EU Must Strengthen the Single Market in Response to Trump’s Election

| Press release

Extensive expansion of the EU single market for services can permanently increase gross value added in Europe by 2.3 percent or 353 billion euros. “Trump’s election as US President demands answers from Europe. A deepening of the single market, especially in relation to services, could increase the EU’s economic weight and make the EU more attractive for US companies,” says Lisandra Flach, Director of the ifo Center for International Economics.  

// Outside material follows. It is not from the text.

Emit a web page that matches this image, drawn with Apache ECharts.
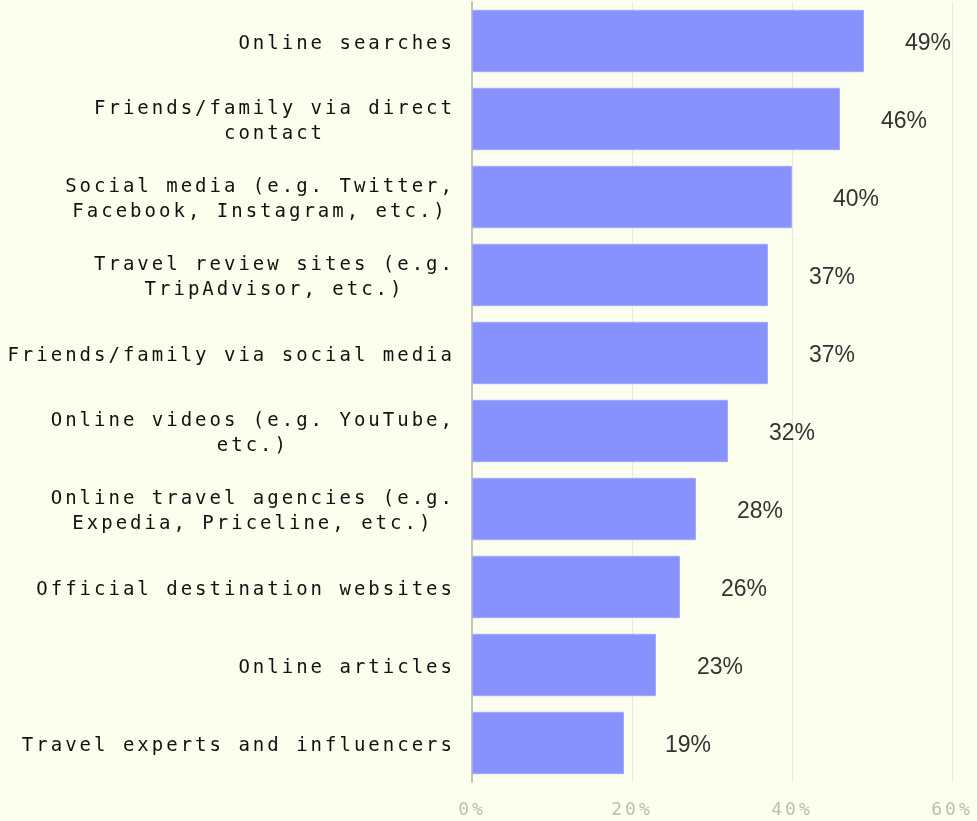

Removing barriers in the EU single market for services would increase the gross value added of all member states. In absolute terms, the largest increases would be in Germany (plus 67.8 billion euros), France (plus 37.8 billion euros) and Ireland (plus 29.9 billion euros). In relation to their economic strength, Luxembourg (plus 8.6 percent), Malta (plus 7.8 percent) and Ireland (plus 6.2 percent) would record particularly strong growth.

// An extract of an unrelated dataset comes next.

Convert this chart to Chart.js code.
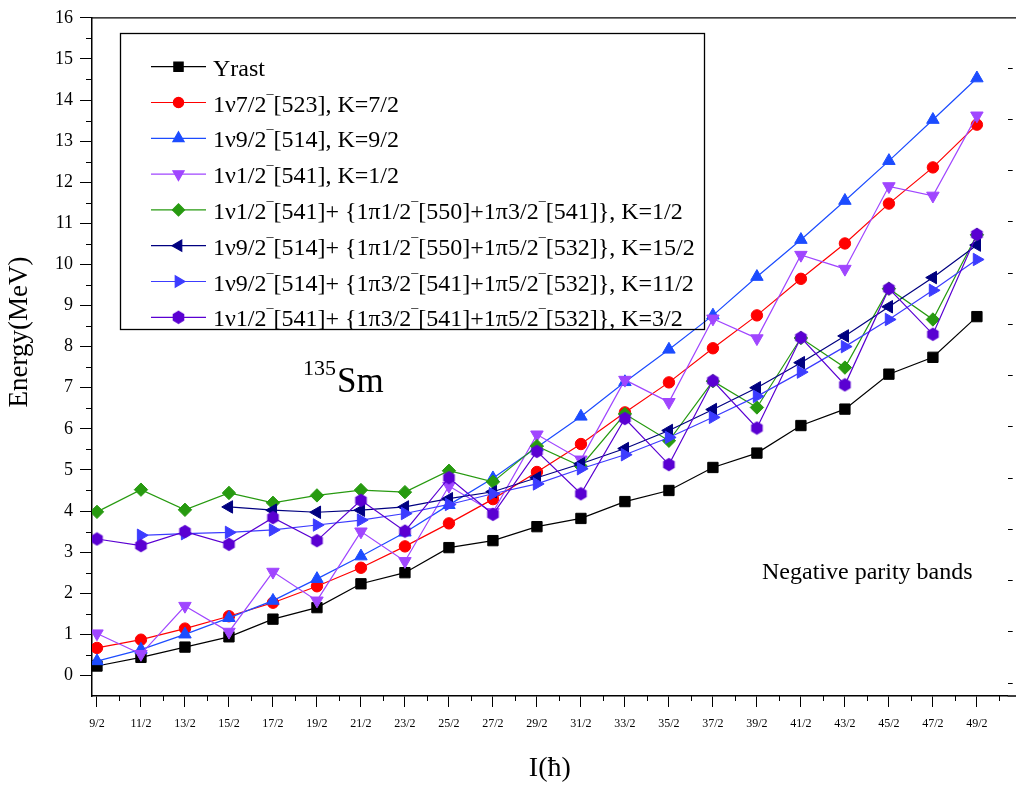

The calculations are based on a reduction in trade barriers for services in the EU single market by 25 percent (scenario 1) and 10 percent (scenario 2). This includes, for example, a reduction in bureaucracy or the harmonization of various national regulations. Reducing trade barriers for services by just 10 percent could increase gross value added in the EU by 0.5 percent or 77 billion euros. The calculations on the permanent economic effects relate to a time frame of 10 to 15 years.